--- WHAT IS BEING ASKED ---
Repeat exactly, and only, the lines below starting at the line that contains "Reproduce this chart with Plotly." and ending at the line that contains "return a * np.exp(-((xx", inclusive of both.

(Source code of charts)
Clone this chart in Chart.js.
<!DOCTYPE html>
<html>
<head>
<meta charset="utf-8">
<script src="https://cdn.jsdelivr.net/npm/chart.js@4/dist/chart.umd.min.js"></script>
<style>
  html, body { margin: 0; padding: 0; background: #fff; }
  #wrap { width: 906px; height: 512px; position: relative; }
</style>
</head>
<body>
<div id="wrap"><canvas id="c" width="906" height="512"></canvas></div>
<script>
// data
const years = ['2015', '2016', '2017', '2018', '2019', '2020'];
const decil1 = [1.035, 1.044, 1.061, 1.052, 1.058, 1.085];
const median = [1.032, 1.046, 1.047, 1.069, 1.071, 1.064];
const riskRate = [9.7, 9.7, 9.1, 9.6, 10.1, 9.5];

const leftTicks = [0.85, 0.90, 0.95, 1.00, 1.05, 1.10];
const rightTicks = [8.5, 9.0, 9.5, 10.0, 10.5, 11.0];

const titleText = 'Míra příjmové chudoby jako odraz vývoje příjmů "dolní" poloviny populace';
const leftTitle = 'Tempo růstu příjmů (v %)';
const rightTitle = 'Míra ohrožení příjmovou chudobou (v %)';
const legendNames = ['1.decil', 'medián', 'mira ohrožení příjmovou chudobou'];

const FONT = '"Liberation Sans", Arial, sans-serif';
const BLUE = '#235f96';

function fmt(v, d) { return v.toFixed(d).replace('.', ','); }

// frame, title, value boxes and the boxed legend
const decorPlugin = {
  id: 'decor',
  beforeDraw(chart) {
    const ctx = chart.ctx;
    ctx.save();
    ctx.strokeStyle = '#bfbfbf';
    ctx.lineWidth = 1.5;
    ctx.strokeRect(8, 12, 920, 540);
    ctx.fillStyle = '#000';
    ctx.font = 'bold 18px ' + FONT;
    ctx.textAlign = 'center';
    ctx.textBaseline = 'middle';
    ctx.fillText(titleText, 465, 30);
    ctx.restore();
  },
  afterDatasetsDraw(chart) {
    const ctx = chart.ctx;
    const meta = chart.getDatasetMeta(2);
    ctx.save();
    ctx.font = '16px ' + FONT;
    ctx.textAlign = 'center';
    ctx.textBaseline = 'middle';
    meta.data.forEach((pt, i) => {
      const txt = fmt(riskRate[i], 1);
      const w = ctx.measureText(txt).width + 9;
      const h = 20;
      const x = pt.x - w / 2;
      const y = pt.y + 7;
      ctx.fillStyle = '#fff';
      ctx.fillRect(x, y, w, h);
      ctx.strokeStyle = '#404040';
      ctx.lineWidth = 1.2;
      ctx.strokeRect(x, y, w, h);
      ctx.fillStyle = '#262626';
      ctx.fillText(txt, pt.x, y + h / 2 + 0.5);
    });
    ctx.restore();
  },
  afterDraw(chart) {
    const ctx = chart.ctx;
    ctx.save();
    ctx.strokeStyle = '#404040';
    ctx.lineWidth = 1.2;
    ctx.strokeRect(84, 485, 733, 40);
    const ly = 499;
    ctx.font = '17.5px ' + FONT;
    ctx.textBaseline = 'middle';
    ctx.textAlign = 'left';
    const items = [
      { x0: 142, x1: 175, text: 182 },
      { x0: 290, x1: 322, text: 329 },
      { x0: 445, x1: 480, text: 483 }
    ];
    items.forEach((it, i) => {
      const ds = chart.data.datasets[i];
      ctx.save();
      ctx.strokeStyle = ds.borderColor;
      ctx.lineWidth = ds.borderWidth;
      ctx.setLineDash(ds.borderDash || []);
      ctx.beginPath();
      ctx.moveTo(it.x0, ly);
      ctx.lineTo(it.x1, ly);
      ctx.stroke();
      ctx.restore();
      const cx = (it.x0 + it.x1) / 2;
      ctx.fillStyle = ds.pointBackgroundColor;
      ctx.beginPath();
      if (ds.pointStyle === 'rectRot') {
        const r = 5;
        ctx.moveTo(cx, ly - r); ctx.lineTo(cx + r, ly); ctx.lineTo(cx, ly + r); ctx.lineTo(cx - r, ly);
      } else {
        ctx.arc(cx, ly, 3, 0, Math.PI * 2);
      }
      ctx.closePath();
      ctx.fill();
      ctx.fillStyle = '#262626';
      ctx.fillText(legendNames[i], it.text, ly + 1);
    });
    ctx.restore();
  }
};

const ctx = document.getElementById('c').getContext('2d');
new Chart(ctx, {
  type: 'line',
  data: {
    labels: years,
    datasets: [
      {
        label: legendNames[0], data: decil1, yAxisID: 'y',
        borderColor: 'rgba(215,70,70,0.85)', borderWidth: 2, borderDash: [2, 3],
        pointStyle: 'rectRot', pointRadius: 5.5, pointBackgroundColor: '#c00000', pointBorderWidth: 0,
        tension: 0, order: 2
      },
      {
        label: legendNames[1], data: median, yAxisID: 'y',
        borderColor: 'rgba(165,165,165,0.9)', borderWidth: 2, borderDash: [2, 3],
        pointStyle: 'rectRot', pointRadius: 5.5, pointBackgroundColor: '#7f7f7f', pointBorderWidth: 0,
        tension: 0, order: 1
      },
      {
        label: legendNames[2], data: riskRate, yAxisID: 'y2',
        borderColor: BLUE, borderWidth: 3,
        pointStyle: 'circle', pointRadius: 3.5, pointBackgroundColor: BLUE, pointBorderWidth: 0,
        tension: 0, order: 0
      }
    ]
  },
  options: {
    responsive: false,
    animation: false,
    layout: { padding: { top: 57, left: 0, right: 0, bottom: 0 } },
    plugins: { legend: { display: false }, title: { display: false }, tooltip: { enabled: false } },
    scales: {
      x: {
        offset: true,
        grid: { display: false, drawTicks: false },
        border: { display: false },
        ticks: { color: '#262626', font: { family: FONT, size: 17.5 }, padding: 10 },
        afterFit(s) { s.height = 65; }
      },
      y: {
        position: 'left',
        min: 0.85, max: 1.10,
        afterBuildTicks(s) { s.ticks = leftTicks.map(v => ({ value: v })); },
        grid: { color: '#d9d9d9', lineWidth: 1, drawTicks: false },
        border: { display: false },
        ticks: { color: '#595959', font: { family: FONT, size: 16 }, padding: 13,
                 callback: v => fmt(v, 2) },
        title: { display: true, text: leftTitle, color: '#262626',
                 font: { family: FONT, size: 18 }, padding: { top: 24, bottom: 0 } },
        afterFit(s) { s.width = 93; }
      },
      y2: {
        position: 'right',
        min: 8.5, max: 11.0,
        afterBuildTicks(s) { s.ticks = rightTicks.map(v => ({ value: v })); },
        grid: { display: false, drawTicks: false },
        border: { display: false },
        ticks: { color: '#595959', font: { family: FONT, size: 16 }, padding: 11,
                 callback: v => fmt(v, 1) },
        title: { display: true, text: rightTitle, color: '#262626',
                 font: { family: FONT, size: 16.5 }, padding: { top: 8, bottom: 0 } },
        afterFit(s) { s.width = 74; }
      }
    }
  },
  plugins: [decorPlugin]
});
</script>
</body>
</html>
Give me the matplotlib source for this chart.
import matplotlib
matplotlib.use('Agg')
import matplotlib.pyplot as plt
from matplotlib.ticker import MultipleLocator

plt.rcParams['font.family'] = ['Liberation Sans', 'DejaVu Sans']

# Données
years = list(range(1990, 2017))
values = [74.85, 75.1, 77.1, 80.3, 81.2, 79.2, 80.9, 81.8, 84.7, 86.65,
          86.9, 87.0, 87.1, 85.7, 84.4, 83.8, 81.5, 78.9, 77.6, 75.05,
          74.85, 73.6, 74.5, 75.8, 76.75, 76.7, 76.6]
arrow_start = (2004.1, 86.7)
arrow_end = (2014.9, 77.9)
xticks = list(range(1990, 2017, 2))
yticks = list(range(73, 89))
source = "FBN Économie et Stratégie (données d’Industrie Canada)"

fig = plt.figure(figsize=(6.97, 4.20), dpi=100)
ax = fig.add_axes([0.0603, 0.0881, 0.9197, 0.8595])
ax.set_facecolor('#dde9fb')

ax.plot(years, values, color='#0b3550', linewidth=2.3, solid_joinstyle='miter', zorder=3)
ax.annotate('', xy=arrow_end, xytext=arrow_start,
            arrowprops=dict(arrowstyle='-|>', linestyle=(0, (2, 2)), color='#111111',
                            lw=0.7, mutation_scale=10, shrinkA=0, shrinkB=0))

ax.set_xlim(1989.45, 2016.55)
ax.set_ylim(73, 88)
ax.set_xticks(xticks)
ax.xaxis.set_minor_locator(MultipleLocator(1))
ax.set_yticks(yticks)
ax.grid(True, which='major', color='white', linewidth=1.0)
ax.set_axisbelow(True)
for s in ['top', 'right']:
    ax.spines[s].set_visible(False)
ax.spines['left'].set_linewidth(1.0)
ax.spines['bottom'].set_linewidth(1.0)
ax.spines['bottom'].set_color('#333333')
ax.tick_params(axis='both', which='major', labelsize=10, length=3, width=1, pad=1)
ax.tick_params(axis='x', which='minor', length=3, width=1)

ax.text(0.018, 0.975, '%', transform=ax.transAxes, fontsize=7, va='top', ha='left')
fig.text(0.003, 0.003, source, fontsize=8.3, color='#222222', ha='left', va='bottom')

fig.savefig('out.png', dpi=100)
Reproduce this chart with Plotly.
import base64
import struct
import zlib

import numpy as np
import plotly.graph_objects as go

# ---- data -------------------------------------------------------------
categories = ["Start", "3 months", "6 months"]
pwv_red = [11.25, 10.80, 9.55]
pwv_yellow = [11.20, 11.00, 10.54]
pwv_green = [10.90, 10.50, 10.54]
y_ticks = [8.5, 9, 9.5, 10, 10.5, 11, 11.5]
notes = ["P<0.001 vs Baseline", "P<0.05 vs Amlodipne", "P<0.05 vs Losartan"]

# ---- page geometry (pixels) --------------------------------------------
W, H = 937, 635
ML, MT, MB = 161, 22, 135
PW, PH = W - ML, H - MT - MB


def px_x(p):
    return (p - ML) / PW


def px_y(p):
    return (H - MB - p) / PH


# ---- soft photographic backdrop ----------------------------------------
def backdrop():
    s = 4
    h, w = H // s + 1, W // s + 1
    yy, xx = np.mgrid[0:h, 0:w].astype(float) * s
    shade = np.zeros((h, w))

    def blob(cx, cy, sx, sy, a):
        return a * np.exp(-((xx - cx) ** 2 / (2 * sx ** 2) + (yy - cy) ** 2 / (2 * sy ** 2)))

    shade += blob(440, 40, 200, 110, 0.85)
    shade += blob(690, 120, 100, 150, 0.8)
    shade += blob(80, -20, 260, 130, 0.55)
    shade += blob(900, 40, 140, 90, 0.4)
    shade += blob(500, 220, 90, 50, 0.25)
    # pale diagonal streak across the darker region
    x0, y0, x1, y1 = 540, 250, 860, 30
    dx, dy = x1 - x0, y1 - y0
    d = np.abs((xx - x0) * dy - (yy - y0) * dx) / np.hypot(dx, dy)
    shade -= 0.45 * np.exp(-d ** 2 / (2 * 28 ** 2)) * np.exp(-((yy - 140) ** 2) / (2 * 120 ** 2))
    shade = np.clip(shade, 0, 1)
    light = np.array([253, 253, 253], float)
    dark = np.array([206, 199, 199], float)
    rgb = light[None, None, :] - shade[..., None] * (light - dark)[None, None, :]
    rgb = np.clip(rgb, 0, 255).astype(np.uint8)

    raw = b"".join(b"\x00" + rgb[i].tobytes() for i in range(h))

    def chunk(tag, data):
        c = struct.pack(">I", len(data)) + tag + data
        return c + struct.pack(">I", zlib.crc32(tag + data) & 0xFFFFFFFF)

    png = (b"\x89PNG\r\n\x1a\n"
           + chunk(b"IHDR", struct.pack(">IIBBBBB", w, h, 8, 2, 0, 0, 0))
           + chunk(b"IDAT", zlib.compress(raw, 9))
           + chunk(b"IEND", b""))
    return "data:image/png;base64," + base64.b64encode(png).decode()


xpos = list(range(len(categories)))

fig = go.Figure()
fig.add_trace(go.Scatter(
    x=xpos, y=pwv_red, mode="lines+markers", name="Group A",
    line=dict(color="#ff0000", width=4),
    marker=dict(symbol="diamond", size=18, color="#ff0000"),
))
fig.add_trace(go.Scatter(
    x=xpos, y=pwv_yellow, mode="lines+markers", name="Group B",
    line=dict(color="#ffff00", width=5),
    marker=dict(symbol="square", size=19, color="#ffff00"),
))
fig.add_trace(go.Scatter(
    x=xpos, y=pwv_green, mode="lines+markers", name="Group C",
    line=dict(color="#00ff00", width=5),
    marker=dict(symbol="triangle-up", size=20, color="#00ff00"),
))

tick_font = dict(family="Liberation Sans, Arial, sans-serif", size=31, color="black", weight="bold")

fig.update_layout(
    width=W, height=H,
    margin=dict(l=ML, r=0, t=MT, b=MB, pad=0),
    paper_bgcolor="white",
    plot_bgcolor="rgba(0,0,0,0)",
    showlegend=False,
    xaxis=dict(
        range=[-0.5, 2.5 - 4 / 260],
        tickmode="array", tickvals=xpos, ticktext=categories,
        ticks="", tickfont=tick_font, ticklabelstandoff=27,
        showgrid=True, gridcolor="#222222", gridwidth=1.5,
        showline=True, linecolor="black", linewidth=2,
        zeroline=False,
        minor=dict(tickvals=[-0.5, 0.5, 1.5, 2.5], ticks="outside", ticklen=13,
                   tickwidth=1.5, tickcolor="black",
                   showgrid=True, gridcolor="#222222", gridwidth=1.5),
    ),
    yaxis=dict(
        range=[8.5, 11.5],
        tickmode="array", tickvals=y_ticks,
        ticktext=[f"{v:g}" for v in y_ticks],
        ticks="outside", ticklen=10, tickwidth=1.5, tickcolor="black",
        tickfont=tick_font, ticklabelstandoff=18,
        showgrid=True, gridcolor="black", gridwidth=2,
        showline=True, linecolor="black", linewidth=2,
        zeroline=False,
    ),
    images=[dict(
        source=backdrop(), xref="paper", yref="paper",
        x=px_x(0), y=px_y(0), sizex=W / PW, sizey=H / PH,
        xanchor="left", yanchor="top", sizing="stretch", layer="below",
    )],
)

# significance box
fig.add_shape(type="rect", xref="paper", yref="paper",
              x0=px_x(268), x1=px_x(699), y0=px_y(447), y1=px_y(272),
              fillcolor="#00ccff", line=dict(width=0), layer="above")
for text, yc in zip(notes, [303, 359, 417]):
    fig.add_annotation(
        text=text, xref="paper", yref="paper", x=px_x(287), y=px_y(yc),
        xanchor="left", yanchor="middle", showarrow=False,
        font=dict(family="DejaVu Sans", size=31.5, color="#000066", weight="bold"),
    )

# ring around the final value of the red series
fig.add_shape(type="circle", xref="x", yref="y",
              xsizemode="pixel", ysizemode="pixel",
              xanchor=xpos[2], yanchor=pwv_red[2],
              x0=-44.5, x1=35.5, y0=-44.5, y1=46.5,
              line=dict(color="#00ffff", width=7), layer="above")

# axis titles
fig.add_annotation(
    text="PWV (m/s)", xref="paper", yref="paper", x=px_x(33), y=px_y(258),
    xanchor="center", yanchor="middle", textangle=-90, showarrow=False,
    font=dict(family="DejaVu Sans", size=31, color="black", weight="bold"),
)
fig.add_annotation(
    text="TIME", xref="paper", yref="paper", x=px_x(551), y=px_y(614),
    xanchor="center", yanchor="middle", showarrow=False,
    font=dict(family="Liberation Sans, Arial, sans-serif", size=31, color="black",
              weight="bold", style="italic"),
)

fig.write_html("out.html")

--- ANSWER FOR THIS EXERCISE ---
Reproduce this chart with Plotly.
import base64
import struct
import zlib

import numpy as np
import plotly.graph_objects as go

# ---- data -------------------------------------------------------------
categories = ["Start", "3 months", "6 months"]
pwv_red = [11.25, 10.80, 9.55]
pwv_yellow = [11.20, 11.00, 10.54]
pwv_green = [10.90, 10.50, 10.54]
y_ticks = [8.5, 9, 9.5, 10, 10.5, 11, 11.5]
notes = ["P<0.001 vs Baseline", "P<0.05 vs Amlodipne", "P<0.05 vs Losartan"]

# ---- page geometry (pixels) --------------------------------------------
W, H = 937, 635
ML, MT, MB = 161, 22, 135
PW, PH = W - ML, H - MT - MB


def px_x(p):
    return (p - ML) / PW


def px_y(p):
    return (H - MB - p) / PH


# ---- soft photographic backdrop ----------------------------------------
def backdrop():
    s = 4
    h, w = H // s + 1, W // s + 1
    yy, xx = np.mgrid[0:h, 0:w].astype(float) * s
    shade = np.zeros((h, w))

    def blob(cx, cy, sx, sy, a):
        return a * np.exp(-((xx - cx) ** 2 / (2 * sx ** 2) + (yy - cy) ** 2 / (2 * sy ** 2)))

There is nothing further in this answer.